Autograf: Universitätsbibliothek Kassel - Landesbibliothek und Murhardsche Bibliothek der Stadt Kassel (D-Kl), Sign. 4° Ms. Hass. 287

Sr. Wohlgeboren
Herrn Dr Louis Spohr,
General-Musikdirector und
Hofkapellmeister
in
Cassel.

franco1


Hochgeehrtester Herr General-Musikdirector

In den ersten Tagen des verflossenen Monats October nahm ich mir die Freiheit die Partitur einer von mir componirten Symphonie mit der ergebensten Bitte um Ihre maßgebliche Meinung über dieselbe an Sie zu übersenden. Unterdessen habe ich nur zu viele Klagen über Nachläßigkeiten der hiesigen Post gehört, als daß ich nicht die Besorgniß hegen müßte, genannte Sache sey gar nicht an Sie gelangt. Diese Befürchtung schon einige Zeit in mir tragend, habe ich es nicht gewagt, Sie, hochgeehrtester Herr, früher mit einem Schreiben zu belästigen. Herr van Bree, Dirigent der Conzerte in Felix Meritis, war so freundlich, gestern Abend eine von mir componirte Ouverture aufführen zu lassen, der demnächst die Ihnen bekannte in C moll und dann die erwähnte Symphonie folgen sollen. Um nun nöthigenfalls zu Letzterer eine andere Partitur anfertigen lassen zu können, erlaube ich mir, überhaupt von Ihrer gütigen Nachsicht, Sie gehorsamst zu bitten, mich gütigst erfahren zu lassen, ob jenes Paquet in Ihre Hände gelangt ist. In dem gestrigen Conzert wurden zwei Ihrer Compositionen2 aufgeführt, was mich überaus glücklich machte. Beiden wurde meisterhaft executirt und entzückten das Auditorium. Nicht wenig war ich über Herrn Meyroos erstaunt, der, ein Schüler David‘s und vor anderhthalb Jahren erst von Leipzig zurückgekehrt, Ihr schwieriges Conzert mit einer merkwürdigen Ruhe und Sicherheit ganz ausgezeichnet vortrug.
Ich nehme mir die Freiheit, diesem ergebenen Schreiben ein Program des gestrigen Conzerts anzufügen.
Herr van Bree hat mir den angenehmen Auftrag ertheilt seine vielmahliche Empfehlung an Sie, hochgeehrtester Herr, zu überbringen. Ebenso läßt sich unseres ersten Tenoristen, Herrn Lehmann, Gattin, geborene Löw, früher in Cassel als Sängerin engagirt, Ihnen sehr empfehlen. Indem ich Sie, hochgeehrtester Herr General-Musikdirector, recht sehr um Verzeihung bitte, daß ich es wage, Ihre Güte so sehr in Anspruch zu nehmen, verbleibe ich
Mit der vollkommensten Hochachtung und Verehrung

Hochderselben
tiefergebenster
Ed. Kunz.

Amsterdam den 29t Dez. 1849.



Der letzte Brief dieser Korrespondenz ist Kunz an Spohr, 28.09.1849.

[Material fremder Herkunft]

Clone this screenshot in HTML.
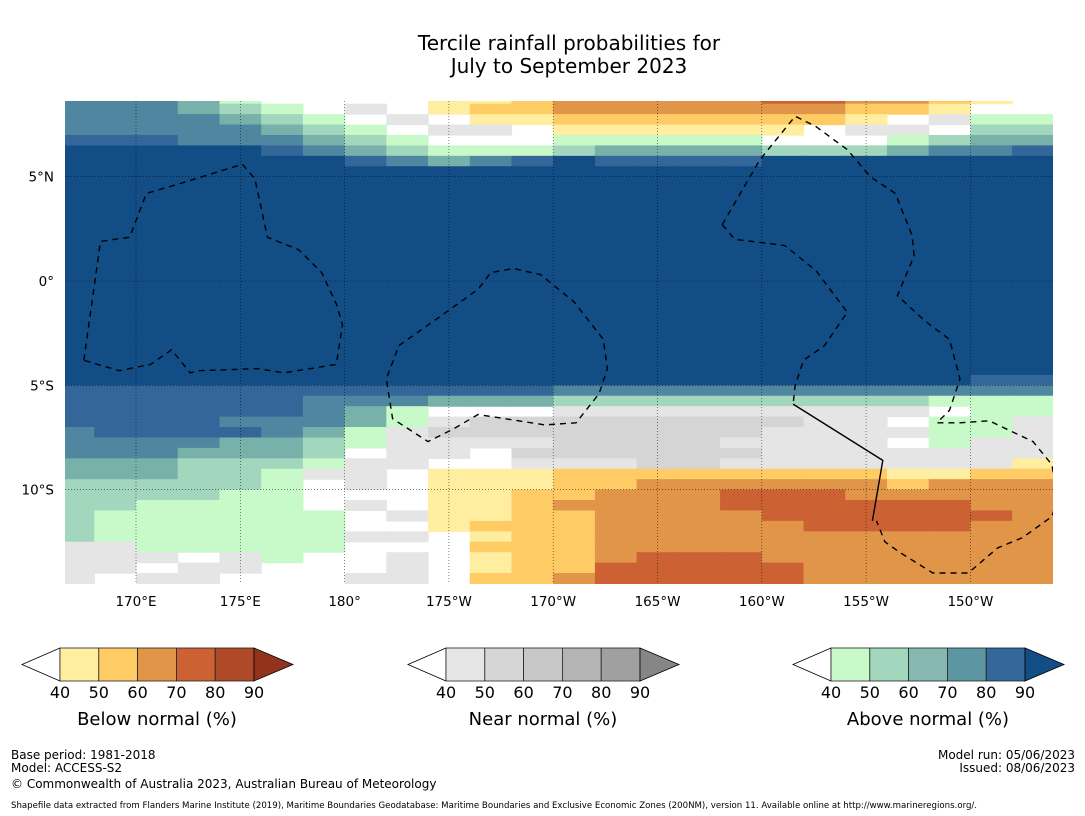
<!DOCTYPE html>
<html><head><meta charset="utf-8"><style>
body{margin:0;background:#fff;width:1085px;height:816px;overflow:hidden;font-family:"DejaVu Sans","Liberation Sans",sans-serif}
svg{display:block}
</style></head><body>
<svg id="chart" width="1085" height="816" xmlns="http://www.w3.org/2000/svg">
<text x="569" y="50" font-size="20" text-anchor="middle">Tercile rainfall probabilities for</text>
<text x="569" y="73" font-size="20" text-anchor="middle">July to September 2023</text>
<defs><clipPath id="mapclip"><rect x="65" y="101" width="988" height="483"/></clipPath></defs>
<g id="map" clip-path="url(#mapclip)"></g>
<g id="axes"></g>
<g id="legends"></g>
<g font-size="12">
<text x="11" y="759">Base period: 1981-2018</text>
<text x="11" y="772">Model: ACCESS-S2</text>
<text x="11" y="788">© Commonwealth of Australia 2023, Australian Bureau of Meteorology</text>
<text x="1075" y="759" text-anchor="end">Model run: 05/06/2023</text>
<text x="1075" y="772" text-anchor="end">Issued: 08/06/2023</text>
<text x="11" y="808" font-size="8.6">Shapefile data extracted from Flanders Marine Institute (2019), Maritime Boundaries Geodatabase: Maritime Boundaries and Exclusive Economic Zones (200NM), version 11. Available online at http://www.marineregions.org/.</text>
</g>
</svg>
<script>
// grid: columns of 2° longitude starting 166°E, rows of 0.5° latitude starting 9°N
const lonStart = 166, lonStep = 2;
const latStart = 9, latStep = 0.5;
const gridRows = [
"sssrp....aabcccccddccba.",
"sssrqp.g.abbcccccccbba..",
"ssssrqp.g.aabbbbbbba.gpp",
"sssssrqp.gg.aaaaaa.gg.qq",
"tttsssrqp...ppppp...pqrr",
"uuuuutsrqpppqrrrrqqqrsst",
"uuuuuuutsrstuttttuuuuuuu",
"uuuuuuuuuuuuuuuuuuuuuuuu",
"uuuuuuuuuuuuuuuuuuuuuuuu",
"uuuuuuuuuuuuuuuuuuuuuuuu",
"uuuuuuuuuuuuuuuuuuuuuuuu",
"uuuuuuuuuuuuuuuuuuuuuuuu",
"uuuuuuuuuuuuuuuuuuuuuuuu",
"uuuuuuuuuuuuuuuuuuuuuuuu",
"uuuuuuuuuuuuuuuuuuuuuuuu",
"uuuuuuuuuuuuuuuuuuuuuuuu",
"uuuuuuuuuuuuuuuuuuuuuuuu",
"uuuuuuuuuuuuuuuuuuuuuuuu",
"uuuuuuuuuuuuuuuuuuuuuuuu",
"uuuuuuuuuuuuuuuuuuuuuuuu",
"uuuuuuuuuuuuuuuuuuuuuuuu",
"uuuuuuuuuuuuuuuuuuuuuuuu",
"uuuuuuuuuuuuuuuuuuuuuuuu",
"uuuuuuuuuuuuuuuuuuuuuuuu",
"uuuuuuuuuuuuuuuuuuuuuuuu",
"uuuuuuuuuuuuuuuuuuuuuuuu",
"uuuuuuuuuuuuuuuuuuuuuuuu",
"uuuuuuuuuuuuuuuuuuuuuutt",
"ttttttttttttssssssssssss",
"ttttttsssrrrqqqqqqqqqppp",
"ttttttsrp...ggggggggg.pp",
"ttttsssrpghhhhhhhhgg.ppg",
"sttttsrpghhhhhhhhggggppg",
"ssssrrqpgggghhhhgggg.pgg",
"sssrrrq.gg.hhhhhhggggggg",
"rrrqqqpgg..ggghhggggggga",
"rrrqqpgg.aaabbbbbbbbaabb",
"qqqqqp.g.aaabbccccccbccc",
"qqqqpp...aabbcccdddccccc",
"qqpppp.g.aabccccddddddcc",
"qpppppp.gaabbccccddddddc",
"qpppppp..abbbcccccddddcc",
"qppppppgg.abbccccccccccc",
"ggppppp...bbbccccccccccc",
"ggg.gp..g.abbcdddccccccc",
"gg.gg...g.abbdddddcccccc",
"g.gg...gg.bbcdddddcccccc"
];
const catKeys = ['a','b','c','d','g','h','p','q','r','s','t','u'];
const catColors = ['#ffeda0','#fecb65','#e09549','#cc6233','#e5e5e5','#d5d5d5','#c8f9c9','#a2d6bd','#78b0aa','#4f86a0','#336699','#134d85'];

// map projection
const lonAt170 = 170, x170 = 136, pxPerDeg = 20.86, yEq = 281;
function xOf(lonE){ return x170 + (lonE - lonAt170) * pxPerDeg; }
function yOf(lat){ return yEq - lat * pxPerDeg; }
const NS = 'http://www.w3.org/2000/svg';
function mk(tag, attrs, parent){ const e=document.createElementNS(NS,tag); for(const k in attrs) e.setAttribute(k,attrs[k]); parent.appendChild(e); return e; }

const mapG = document.getElementById('map');
const bg = mk('rect',{x:65,y:101,width:988,height:483,fill:'#fff'},mapG);


gridRows.forEach((row, r) => {
  const latTop = latStart - r*latStep;
  for (let c = 0; c < 24; c++) {
    const ch = row[c] || row[row.length-1];
    const idx = catKeys.indexOf(ch);
    if (idx < 0) continue;
    const lonL = lonStart + c*lonStep;
    const cell = mk('rect',{x:xOf(lonL), y:yOf(latTop), width:lonStep*pxPerDeg+0.6, height:latStep*pxPerDeg+0.6, fill:catColors[idx]}, mapG);
    
    
  }
});

// EEZ boundaries (lon °E, lat)
const eezGilbertLon = [167.5,168.3,169.7,170.5,172.2,175.1,175.7,176.3,176.8,177.8,178.9,179.6,179.9,179.6,177.1,175.8,173.0,172.6,171.7,170.7,169.2,167.5];
const eezGilbertLat = [-3.8,1.9,2.1,4.2,4.7,5.6,4.9,2.1,1.9,1.5,0.4,-1.1,-2.1,-4.0,-4.4,-4.2,-4.3,-4.4,-3.3,-4.0,-4.3,-3.8];
const eezPhoenixLon = [182.6,184.3,186.4,187.0,188.1,189.4,191.0,192.4,192.6,192.2,191.1,189.6,186.4,185.2,184.0,182.3,182.0,182.6];
const eezPhoenixLat = [-3.1,-1.9,-0.4,0.4,0.6,0.3,-1.0,-2.8,-4.2,-5.4,-6.8,-6.9,-6.4,-7.1,-7.7,-6.6,-4.7,-3.1];
const eezLineLon = [198.1,199.9,201.6,202.6,204.1,205.2,206.4,207.2,207.3,206.5,207.8,209.0,209.5,209.0,208.4,209.5,210.9,213.0,213.9,214.2,213.9,212.5,211.3,209.9,208.2,206.6,205.9,205.5];
const eezLineLat = [2.7,5.8,7.9,7.4,6.3,5.0,4.2,2.2,1.2,-0.7,-1.9,-2.8,-4.7,-6.2,-6.8,-6.8,-6.7,-7.7,-8.8,-10.4,-11.3,-12.3,-12.8,-14.0,-14.0,-13.0,-12.5,-11.5];
const eezLineWLon = [198.1,198.7,201.1,202.6,204.1,203.0,202.0,201.6,201.5];
const eezLineWLat = [2.7,2.0,1.7,0.5,-1.5,-3.1,-3.8,-5.0,-5.9];
const borderLon = [201.5,205.8,205.3];
const borderLat = [-5.9,-8.6,-11.5];
function poly(lons, lats, name, dash){
  const pts = lons.map((l,i)=>xOf(l).toFixed(1)+','+yOf(lats[i]).toFixed(1)).join(' ');
  const p = mk('polyline',{points:pts, fill:'none', stroke:'#000', 'stroke-width':1.4, 'stroke-dasharray':dash?'6,5':'none'}, mapG);
  
  
}
poly(eezGilbertLon, eezGilbertLat, 'eez-gilbert-islands', true);
poly(eezPhoenixLon, eezPhoenixLat, 'eez-phoenix-islands', true);
poly(eezLineLon, eezLineLat, 'eez-line-islands', true);
poly(eezLineWLon, eezLineWLat, 'eez-line-islands-west', true);
poly(borderLon, borderLat, 'eez-border-solid', false);

// gridlines and tick labels
const lonTicks = [170,175,180,185,190,195,200,205,210];
const lonLabels = ['170°E','175°E','180°','175°W','170°W','165°W','160°W','155°W','150°W'];
const latTicks = [5,0,-5,-10];
const latLabels = ['5°N','0°','5°S','10°S'];
const axesG = document.getElementById('axes');
lonTicks.forEach((l,i)=>{
  const g = mk('line',{x1:xOf(l),x2:xOf(l),y1:101,y2:584,stroke:'#000','stroke-width':0.6,'stroke-dasharray':'1,2',opacity:0.8},axesG);
  
  
  const t = mk('text',{x:xOf(l),y:606,'font-size':13.5,'text-anchor':'middle'},axesG);
  t.textContent = lonLabels[i];
  
  
});
latTicks.forEach((l,i)=>{
  const g = mk('line',{x1:65,x2:1053,y1:yOf(l),y2:yOf(l),stroke:'#000','stroke-width':0.6,'stroke-dasharray':'1,2',opacity:0.8},axesG);
  
  
  const t = mk('text',{x:54,y:yOf(l)+5,'font-size':13.5,'text-anchor':'end'},axesG);
  t.textContent = latLabels[i];
  
  
});

// legends
const legTitles = ['Below normal (%)','Near normal (%)','Above normal (%)'];
const legStarts = [60,446,831];
const legColors = [
  ['#ffeda0','#fecb65','#e09549','#cc6233','#ae4a27','#93331e'],
  ['#e6e6e6','#d6d6d6','#c8c8c8','#b4b4b4','#a0a0a0','#868686'],
  ['#c8f9c9','#a2d6bd','#84b8b1','#5c96a2','#336699','#134d85']
];
const legTicks = ['40','50','60','70','80','90'];
const legsG = document.getElementById('legends');
const bw = 38.8, barTop = 648, barH = 33;
legStarts.forEach((x0,k)=>{
  const g = mk('g',{},legsG);
  
  
  const lt = mk('polygon',{points:`${x0},${barTop} ${x0-38},${barTop+barH/2} ${x0},${barTop+barH}`,fill:'#fff',stroke:'#000','stroke-width':0.8},g);
  
  
  for(let i=0;i<5;i++){
    const r = mk('rect',{x:x0+i*bw,y:barTop,width:bw,height:barH,fill:legColors[k][i],stroke:'#222','stroke-width':0.8},g);
    
    
  }
  const xe = x0+5*bw;
  const rt = mk('polygon',{points:`${xe},${barTop} ${xe+39},${barTop+barH/2} ${xe},${barTop+barH}`,fill:legColors[k][5],stroke:'#000','stroke-width':0.8},g);
  
  
  legTicks.forEach((t,i)=>{
    const tx = mk('text',{x:x0+i*bw,y:698,'font-size':16,'text-anchor':'middle'},g);
    tx.textContent = t;
    
    
  });
  const tt = mk('text',{x:x0+2.5*bw,y:725,'font-size':18,'text-anchor':'middle'},g);
  tt.textContent = legTitles[k];
  
  
});
</script>
</body></html>
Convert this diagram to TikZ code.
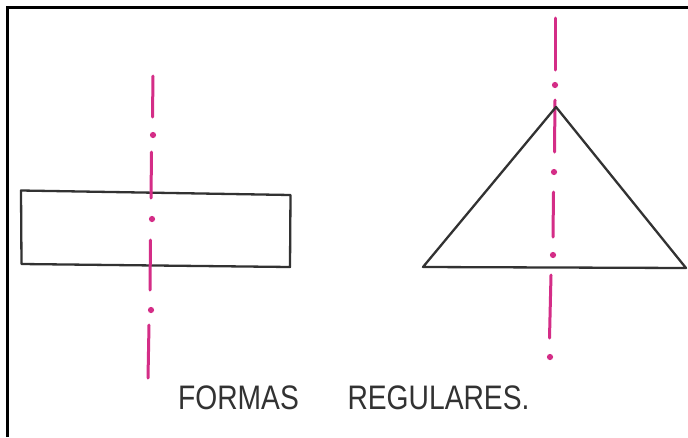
\documentclass[tikz,border=0pt]{standalone}
\usepackage{fontspec}
\setmainfont{Liberation Sans}
\definecolor{axispink}{RGB}{212,45,135}
\definecolor{ink}{RGB}{50,50,50}
\begin{document}
\begin{tikzpicture}[x=1pt,y=-1pt,
  outline/.style={draw=ink,line width=2.3pt,line join=round,line cap=round},
  axisdash/.style={draw=axispink,line width=3pt,line cap=round},
  axisdot/.style={fill=axispink},
  frameline/.style={draw=black,line width=3pt},
  captiontext/.style={font=\fontsize{34}{40}\selectfont,text=ink,xscale=0.83,inner sep=0pt,anchor=base}]
\useasboundingbox (0,0) rectangle (688,437);
\fill[white] (0,0) rectangle (688,437);
% frame
\draw[frameline] (7,437) -- (7,7) -- (688,7);
% rectangle
\coordinate (r1) at (21,190.5);
\coordinate (r2) at (290.5,195);
\coordinate (r3) at (290,267);
\coordinate (r4) at (21.5,264);
\draw[outline] (r1) -- (r2) -- (r3) -- (r4) -- cycle;
% left axis
\draw[axisdash] (153,76) -- (152.5,117);
\fill[axisdot] (153,135) circle (3.1);
\draw[axisdash] (151.5,152) -- (151,198);
\fill[axisdot] (152,219) circle (3.1);
\draw[axisdash] (150.5,240) -- (150,290);
\fill[axisdot] (151,310) circle (3.1);
\draw[axisdash] (149,325) -- (148,378);
% triangle
\coordinate (t1) at (556,107);
\coordinate (t2) at (686,268);
\coordinate (t3) at (423,267);
% right axis
\draw[axisdash] (555,18) -- (555,70);
\fill[axisdot] (555,85) circle (3.1);
\draw[axisdash] (555,100) -- (554.5,152);
\fill[axisdot] (554,172) circle (3.1);
\draw[axisdash] (553.5,192) -- (553,237);
\fill[axisdot] (553,255) circle (3.1);
\draw[axisdash] (551,275) -- (549.5,338);
\fill[axisdot] (550,357) circle (3.1);
\draw[outline] (t1) -- (t2) -- (t3) -- cycle;
% caption
\node[captiontext] (w1) at (238.5,409) {FORMAS};
\node[captiontext] (w2) at (438.5,409) {REGULARES.};
\end{tikzpicture}
\end{document}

[1] Auf dem Adressfeld befinden sich die Poststempel: „AMSTERDAM / 30/12 / FRANCO“, „EMMERICH / 30 / 12 / V.“, „Franco tout“ und „D 2 / 2 1“.

[2] Spohrs Gesangszene op. 47 und Ouvertüre zu Alruna (vgl. „Amsterdam“, in: Caecilia 7 (1850), S. 17; „[Op het vijfde Concert der Maatschappij Felix Meritis]“, in: Algemeen Handelsblad 31.12.1849, nicht paginiert).

Kommentar und Verschlagwortung, soweit in den Anmerkungen nicht anders angegeben: Karl Traugott Goldbach (06.12.2019).